Somado ao onipresente Apparat, Shteyngart ainda imagina uma divisão empresarial que entrega aos poucos cidadãos de alto nível financeiro a possibilidade de viver para sempre, através da utilização de nano robôs, dentre outras coisas, que manipulam a saúde dos clientes da "Wapachung", empresa de Joshie Goldmann, patrão de Lenny e que por principio age de encontro a toda situação em que se encontra a grande maioria da população, que luta para sobreviver, em um mundo onde a escassez é a lei e quem não possui dinheiro tem de se esconder dos postes de crédito para não correr o risco de ser deportado ou mesmo morto, frisando assim o egocentrismo e falta de empatia presente naquele mundo.
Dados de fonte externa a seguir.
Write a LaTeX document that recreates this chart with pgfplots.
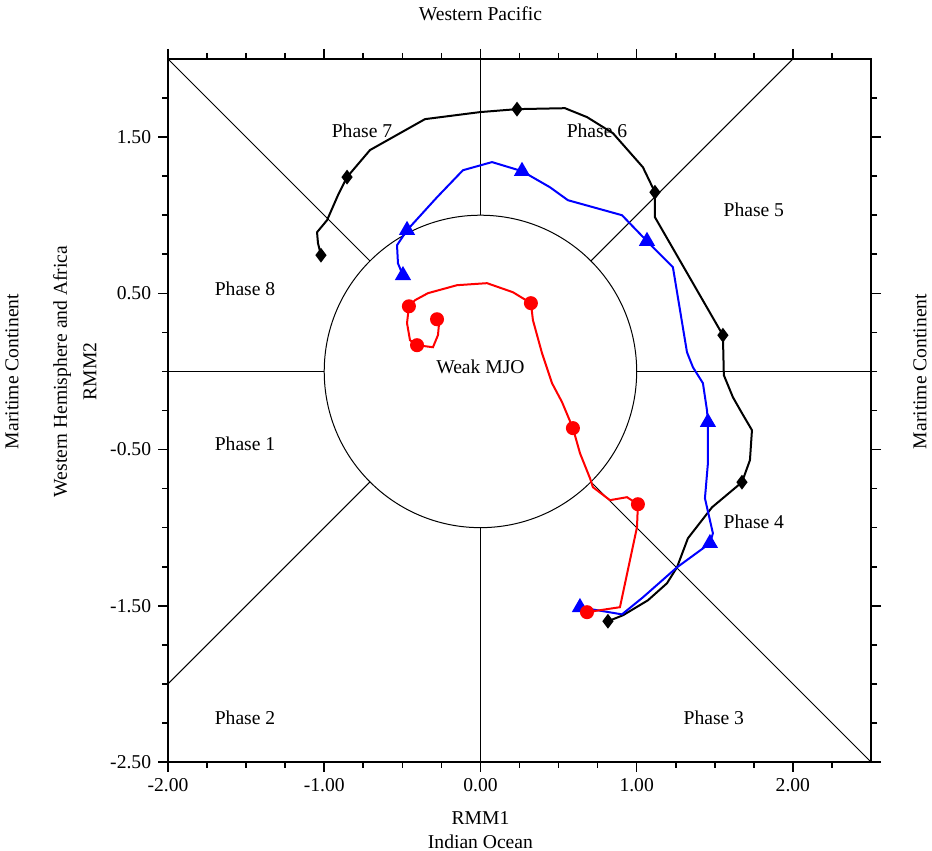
\documentclass[border=0pt]{standalone}
\usepackage{fontspec}
\setmainfont{Liberation Serif}
\usepackage{pgfplots}
\pgfplotsset{compat=1.18}
\begin{document}
\fontsize{9.8pt}{11.8pt}\selectfont
\begin{tikzpicture}
\begin{axis}[
  scale only axis, width=351.5pt, height=351.5pt,
  xmin=-2, xmax=2.5, ymin=-2.5, ymax=2,
  clip=false,
  axis line style={line width=0.8pt},
  tick align=outside,
  major tick length=5pt, minor tick length=3pt,
  every tick/.style={black, line width=0.8pt},
  xtick={-2,-1,0,1,2}, xticklabels={-2.00,-1.00,0.00,1.00,2.00},
  ytick={-2.5,-1.5,-0.5,0.5,1.5}, yticklabels={-2.50,-1.50,-0.50,0.50,1.50},
  minor xtick={-1.75,-1.5,-1.25,-0.75,-0.5,-0.25,0.25,0.5,0.75,1.25,1.5,1.75,2.25},
  minor ytick={-2.25,-2,-1.75,-1.25,-1,-0.75,-0.25,0,0.25,0.75,1,1.25,1.75},
  tick label style={font=\fontsize{9.8pt}{11.8pt}\selectfont},
]
% phase structure
\draw[line width=0.5pt] (axis cs:0,0) circle [radius=1];
\draw[line width=0.5pt] (axis cs:-2,0) -- (axis cs:-1,0);
\draw[line width=0.5pt] (axis cs:1,0) -- (axis cs:2.5,0);
\draw[line width=0.5pt] (axis cs:0,1) -- (axis cs:0,2);
\draw[line width=0.5pt] (axis cs:0,-1) -- (axis cs:0,-2.5);
\draw[line width=0.5pt] (axis cs:-2,2) -- (axis cs:-0.7071,0.7071);
\draw[line width=0.5pt] (axis cs:2,2) -- (axis cs:0.7071,0.7071);
\draw[line width=0.5pt] (axis cs:-2,-2) -- (axis cs:-0.7071,-0.7071);
\draw[line width=0.5pt] (axis cs:0.7071,-0.7071) -- (axis cs:2.5,-2.5);
% phase labels
\node at (axis cs:-0.758,1.538) {Phase 7};
\node at (axis cs:0.746,1.538) {Phase 6};
\node at (axis cs:1.750,1.032) {Phase 5};
\node at (axis cs:-1.507,0.532) {Phase 8};
\node at (axis cs:-1.507,-0.466) {Phase 1};
\node at (axis cs:1.750,-0.96) {Phase 4};
\node at (axis cs:-1.507,-2.214) {Phase 2};
\node at (axis cs:1.494,-2.214) {Phase 3};
\node at (axis cs:0,0.03) {Weak MJO};
% outer labels
\node at ([yshift=22.5pt]axis cs:0,2) {Western Pacific};
\node at ([yshift=-28pt]axis cs:0,-2.5) {RMM1};
\node at ([yshift=-40pt]axis cs:0,-2.5) {Indian Ocean};
\node[rotate=90] at ([xshift=-39pt]axis cs:-2,0) {RMM2};
\node[rotate=90] at ([xshift=-53pt]axis cs:-2,0) {Western Hemisphere and Africa};
\node[rotate=90] at ([xshift=-78pt]axis cs:-2,0) {Maritime Continent};
\node[rotate=90] at ([xshift=24.5pt]axis cs:2.5,0) {Maritime Continent};
\coordinate (ll) at (axis cs:-2,-2.5);
\coordinate (ur) at (axis cs:2.5,2);
% black
\addplot[black, line width=1pt, mark=diamond*, mark size=2.9pt, mark indices={1,8,14,16,21,25,30}] coordinates {
(0.816,-1.599) (0.912,-1.561) (1.072,-1.465) (1.194,-1.356) (1.258,-1.254) (1.328,-1.068) (1.482,-0.870)
(1.674,-0.709) (1.725,-0.568) (1.738,-0.376) (1.674,-0.267) (1.616,-0.165) (1.558,-0.024)
(1.552,0.232) (1.117,0.987) (1.117,1.147) (1.040,1.307) (0.848,1.525) (0.682,1.628) (0.541,1.685)
(0.234,1.679) (-0.003,1.660) (-0.355,1.615) (-0.707,1.417) (-0.854,1.244) (-0.912,1.128)
(-0.982,0.968) (-1.046,0.891) (-1.040,0.821) (-1.021,0.744)
};
% blue
\addplot[blue, line width=1pt, mark=triangle*, mark size=3.7pt, mark indices={1,5,10,16,20,24,27}] coordinates {
(0.637,-1.510) (0.906,-1.555) (1.040,-1.446) (1.258,-1.254) (1.469,-1.100) (1.488,-1.036) (1.469,-0.953)
(1.437,-0.812) (1.456,-0.588) (1.456,-0.325) (1.450,-0.248) (1.424,-0.075) (1.360,0.027) (1.322,0.123)
(1.232,0.667) (1.066,0.834) (0.906,1.000) (0.560,1.096) (0.445,1.179) (0.266,1.282) (0.074,1.340)
(-0.112,1.288) (-0.278,1.115) (-0.470,0.904) (-0.534,0.808) (-0.528,0.692) (-0.496,0.615)
};
% red
\addplot[red, line width=1pt, mark=*, mark size=3pt, mark indices={1,5,8,14,19,25,28}] coordinates {
(-0.278,0.334) (-0.266,0.296) (-0.272,0.232) (-0.304,0.155) (-0.406,0.168) (-0.451,0.200) (-0.470,0.309)
(-0.458,0.417) (-0.419,0.456) (-0.336,0.501) (-0.150,0.552) (0.042,0.565) (0.208,0.507) (0.323,0.437)
(0.336,0.328) (0.394,0.117) (0.458,-0.075) (0.522,-0.196) (0.592,-0.363) (0.637,-0.523) (0.701,-0.683)
(0.720,-0.741) (0.829,-0.824) (0.938,-0.805) (1.008,-0.850) (1.002,-0.997) (0.893,-1.509) (0.682,-1.541)
};
\end{axis}
\pgfresetboundingbox
\path ([shift={(-84pt,-44.5pt)}]ll) rectangle ([shift={(30.5pt,29.5pt)}]ur);
\end{tikzpicture}
\end{document}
Os motivos para se ler "Uma história de amor real e supertriste " são muitos; sua narrativa cúmplice, seu universo deprimente e extremamente real e seus personagens bem explorados, tudo parece colaborar para que a obra de Gary Shteyngar seja muito mais do só mais um livro na estante, mas como eu disse no inicio, o que me fez encontrar esse livro é o fato de que ele reflete com intensidade o momento atual de nosso mundo e isso o torna extremamente relevante para todos, que assim como eu, enxergam nuvens negras se aproximando no horizonte.